Results of a nonstress test are considered:
- Reactive. Before week 32 of pregnancy, results are considered normal (reactive) if your baby's heartbeat accelerates to a certain level above the baseline twice or more for at least 10 seconds each within a 20-minute window. At week 32 of pregnancy or later, if your baby's heartbeat accelerates to a certain level above the baseline twice or more for at least 15 seconds each within a 20-minute window, the results are considered reactive.
- Nonreactive. If your baby's heartbeat doesn't meet the criteria described above, the results are considered nonreactive. Nonreactive results might occur because your baby was inactive or asleep during the test.
If the test is extended to 40 minutes and your baby's nonstress test results are nonreactive and you are 39 weeks pregnant (full term), your health care provider might recommend delivery. If you are not full term, your health care provider will likely do another prenatal test to further check your baby's health. For example:
- Biophysical profile. A biophysical profile combines a nonstress test with a fetal ultrasound that evaluates your baby's breathing, body movements, muscle tone and amniotic fluid level.
- Contraction stress test. This test looks at how your baby's heart rate reacts when your uterus contracts. During a contraction stress test, if adequate uterine activity doesn't occur on its own you will be given intravenous oxytocin or be asked to rub your nipples to induce uterine activity.

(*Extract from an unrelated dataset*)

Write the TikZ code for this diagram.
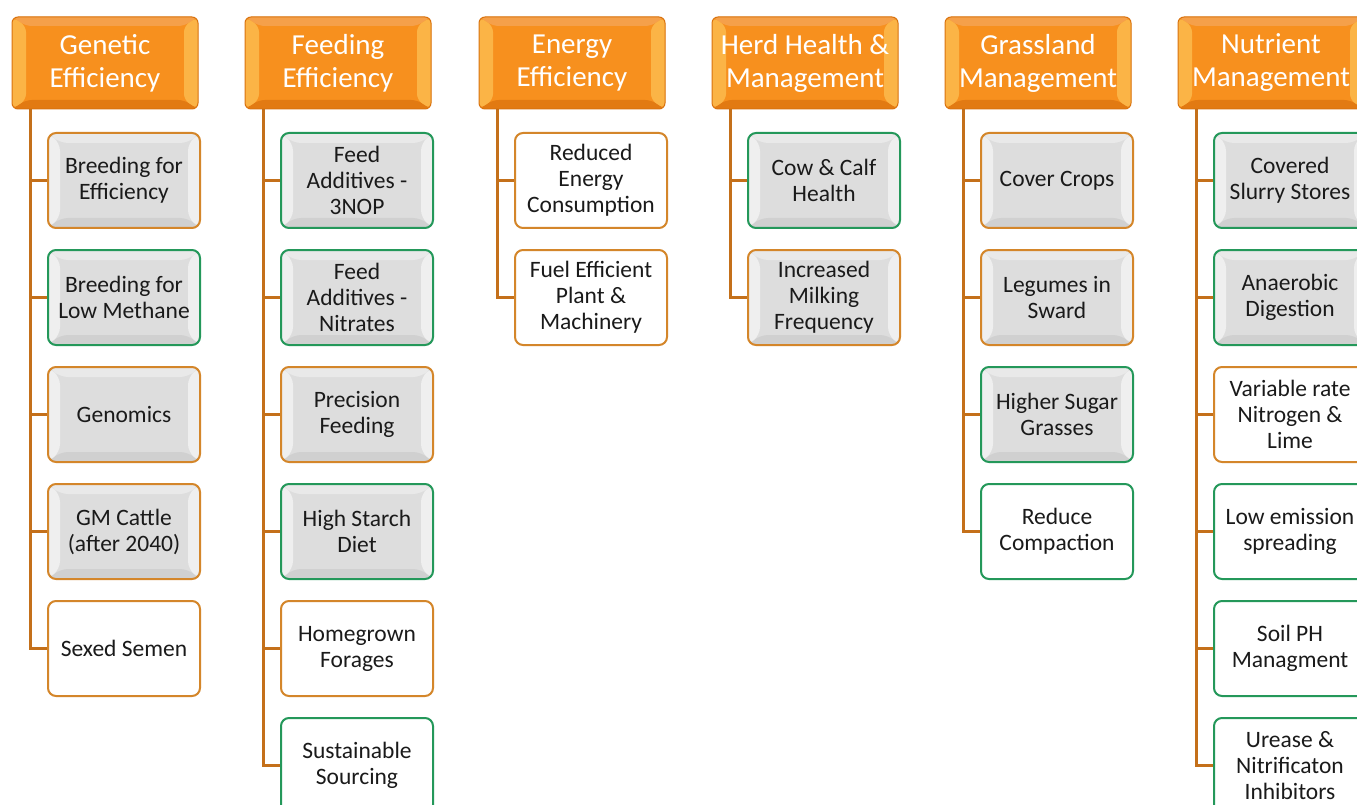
\documentclass[tikz,border=0pt]{standalone}
\usepackage{fontspec}
\setmainfont{Carlito}
\definecolor{hdrEdge}{HTML}{D9730F}
\definecolor{hdrFace}{HTML}{F7901E}
\definecolor{hdrTopC}{HTML}{F5A04A}
\definecolor{hdrBotC}{HTML}{E27A12}
\definecolor{hdrSide}{HTML}{FBB446}
\definecolor{obord}{HTML}{D4862A}
\definecolor{gbord}{HTML}{24985A}
\definecolor{trunkC}{HTML}{C4701A}
\definecolor{gFace}{HTML}{DDDDDD}
\definecolor{gTop}{HTML}{E9E9E9}
\definecolor{gSide}{HTML}{EFEFEF}
\definecolor{gBot}{HTML}{D0D0D0}
\definecolor{txt}{HTML}{1A1A1A}
\tikzset{
  hdr/.style={rounded corners=6pt, draw=hdrEdge, line width=1pt, fill=hdrFace,
    minimum width=186pt, minimum height=92pt, inner sep=0pt, text=white, align=center,
    font=\fontsize{29}{33}\selectfont,
    path picture={
      \fill[hdrTopC] (path picture bounding box.north west) -- ([shift={(14pt,-9pt)}]path picture bounding box.north west) -- ([shift={(-14pt,-9pt)}]path picture bounding box.north east) -- (path picture bounding box.north east) -- cycle;
      \fill[hdrBotC] (path picture bounding box.south west) -- ([shift={(14pt,9pt)}]path picture bounding box.south west) -- ([shift={(-14pt,9pt)}]path picture bounding box.south east) -- (path picture bounding box.south east) -- cycle;
      \fill[hdrSide] (path picture bounding box.north west) -- ([shift={(14pt,-9pt)}]path picture bounding box.north west) -- ([shift={(14pt,9pt)}]path picture bounding box.south west) -- (path picture bounding box.south west) -- cycle;
      \fill[hdrSide] (path picture bounding box.north east) -- ([shift={(-14pt,-9pt)}]path picture bounding box.north east) -- ([shift={(-14pt,9pt)}]path picture bounding box.south east) -- (path picture bounding box.south east) -- cycle;
    }},
  cell/.style={rounded corners=8pt, line width=2pt, minimum width=152pt, minimum height=95pt,
    inner sep=0pt, align=center, text=txt, font=\fontsize{23.5}{26}\selectfont},
  grey/.style={fill=gFace,
    path picture={
      \fill[gTop] (path picture bounding box.north west) -- ([shift={(12pt,-10pt)}]path picture bounding box.north west) -- ([shift={(-12pt,-10pt)}]path picture bounding box.north east) -- (path picture bounding box.north east) -- cycle;
      \fill[gBot] (path picture bounding box.south west) -- ([shift={(12pt,10pt)}]path picture bounding box.south west) -- ([shift={(-12pt,10pt)}]path picture bounding box.south east) -- (path picture bounding box.south east) -- cycle;
      \fill[gSide] (path picture bounding box.north west) -- ([shift={(12pt,-10pt)}]path picture bounding box.north west) -- ([shift={(12pt,10pt)}]path picture bounding box.south west) -- (path picture bounding box.south west) -- cycle;
      \fill[gSide] (path picture bounding box.north east) -- ([shift={(-12pt,-10pt)}]path picture bounding box.north east) -- ([shift={(-12pt,10pt)}]path picture bounding box.south east) -- (path picture bounding box.south east) -- cycle;
    }},
  plain/.style={fill=white},
  ob/.style={draw=obord},
  gb/.style={draw=gbord},
  trunk/.style={draw=trunkC, line width=2.5pt},
}
\begin{document}
\begin{tikzpicture}[x=1pt,y=-1pt]
\path[use as bounding box, clip] (0,0) rectangle (1357,805);
\fill[white] (0,0) rectangle (1357,805);

% headers
\node[hdr] (hG) at (105,63) {Genetic\\Efficiency};
\node[hdr] (hF) at (338,63) {Feeding\\Efficiency};
\node[hdr] (hE) at (572,63) {Energy\\Efficiency};
\node[hdr] (hH) at (805,63) {Herd Health \&\\Management};
\node[hdr] (hS) at (1038,63) {Grassland\\Management};
\node[hdr] (hN) at (1271,63) {Nutrient\\Management};

% Genetic
\node[cell,grey,ob] (g1) at (124,180.5) {Breeding for\\Efficiency};
\node[cell,grey,gb] (g2) at (124,297.5) {Breeding for\\Low Methane};
\node[cell,grey,ob] (g3) at (124,414.5) {Genomics};
\node[cell,grey,ob] (g4) at (124,531.5) {GM Cattle\\(after 2040)};
\node[cell,plain,ob] (g5) at (124,648.5) {Sexed Semen};

% Feeding
\node[cell,grey,gb] (f1) at (357,180.5) {Feed\\Additives -\\3NOP};
\node[cell,grey,gb] (f2) at (357,297.5) {Feed\\Additives -\\Nitrates};
\node[cell,grey,ob] (f3) at (357,414.5) {Precision\\Feeding};
\node[cell,grey,gb] (f4) at (357,531.5) {High Starch\\Diet};
\node[cell,plain,ob] (f5) at (357,648.5) {Homegrown\\Forages};
\node[cell,plain,gb] (f6) at (357,765.5) {Sustainable\\Sourcing};

% Energy
\node[cell,plain,ob] (e1) at (591,180.5) {Reduced\\Energy\\Consumption};
\node[cell,plain,ob] (e2) at (591,297.5) {Fuel Efficient\\Plant \&\\Machinery};

% Herd
\node[cell,grey,gb] (r1) at (824,180.5) {Cow \& Calf\\Health};
\node[cell,grey,ob] (r2) at (824,297.5) {Increased\\Milking\\Frequency};

% Grassland
\node[cell,grey,ob] (s1) at (1057,180.5) {Cover Crops};
\node[cell,grey,ob] (s2) at (1057,297.5) {Legumes in\\Sward};
\node[cell,grey,gb] (s3) at (1057,414.5) {Higher Sugar\\Grasses};
\node[cell,plain,gb] (s4) at (1057,531.5) {Reduce\\Compaction};

% Nutrient
\node[cell,grey,gb] (n1) at (1290,180.5) {Covered\\Slurry Stores};
\node[cell,grey,gb] (n2) at (1290,297.5) {Anaerobic\\Digestion};
\node[cell,plain,ob] (n3) at (1290,414.5) {Variable rate\\Nitrogen \&\\Lime};
\node[cell,plain,gb] (n4) at (1290,531.5) {Low emission\\spreading};
\node[cell,plain,gb] (n5) at (1290,648.5) {Soil PH\\Managment};
\node[cell,plain,gb] (n6) at (1290,765.5) {Urease \&\\Nitrificaton\\Inhibitors};

% trunks
\coordinate (tG) at ([xshift=19pt]hG.south west);
\coordinate (tF) at ([xshift=19pt]hF.south west);
\coordinate (tE) at ([xshift=19pt]hE.south west);
\coordinate (tH) at ([xshift=19pt]hH.south west);
\coordinate (tS) at ([xshift=19pt]hS.south west);
\coordinate (tN) at ([xshift=19pt]hN.south west);

\draw[trunk] (tG) |- (g5.west);
\foreach \n in {g1,g2,g3,g4} \draw[trunk] (\n.west) -- (\n.west -| tG);
\draw[trunk] (tF) |- (f6.west);
\foreach \n in {f1,f2,f3,f4,f5} \draw[trunk] (\n.west) -- (\n.west -| tF);
\draw[trunk] (tE) |- (e2.west);
\draw[trunk] (e1.west) -- (e1.west -| tE);
\draw[trunk] (tH) |- (r2.west);
\draw[trunk] (r1.west) -- (r1.west -| tH);
\draw[trunk] (tS) |- (s4.west);
\foreach \n in {s1,s2,s3} \draw[trunk] (\n.west) -- (\n.west -| tS);
\draw[trunk] (tN) |- (n6.west);
\foreach \n in {n1,n2,n3,n4,n5} \draw[trunk] (\n.west) -- (\n.west -| tN);
\end{tikzpicture}
\end{document}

Your health care provider might also ask you to have another nonstress test later in the day. Keep in mind that a reactive result is far more likely to be correct than is a nonreactive result. If you have a nonreactive nonstress test and a second nonstress test that's reactive, the results of the second test are considered reliable.
Other possible causes of a nonreactive nonstress test result, besides the fetus being inactive or asleep, include decreased oxygen (fetal hypoxia), maternal smoking, maternal use of medications, and fetal neurologic or cardiac anomalies.
Rarely, during a nonstress test, problems with a baby's heart rate are detected that require further monitoring or treatment.
Be sure to discuss the results of your nonstress test with your health care provider and what they might mean for you and your baby.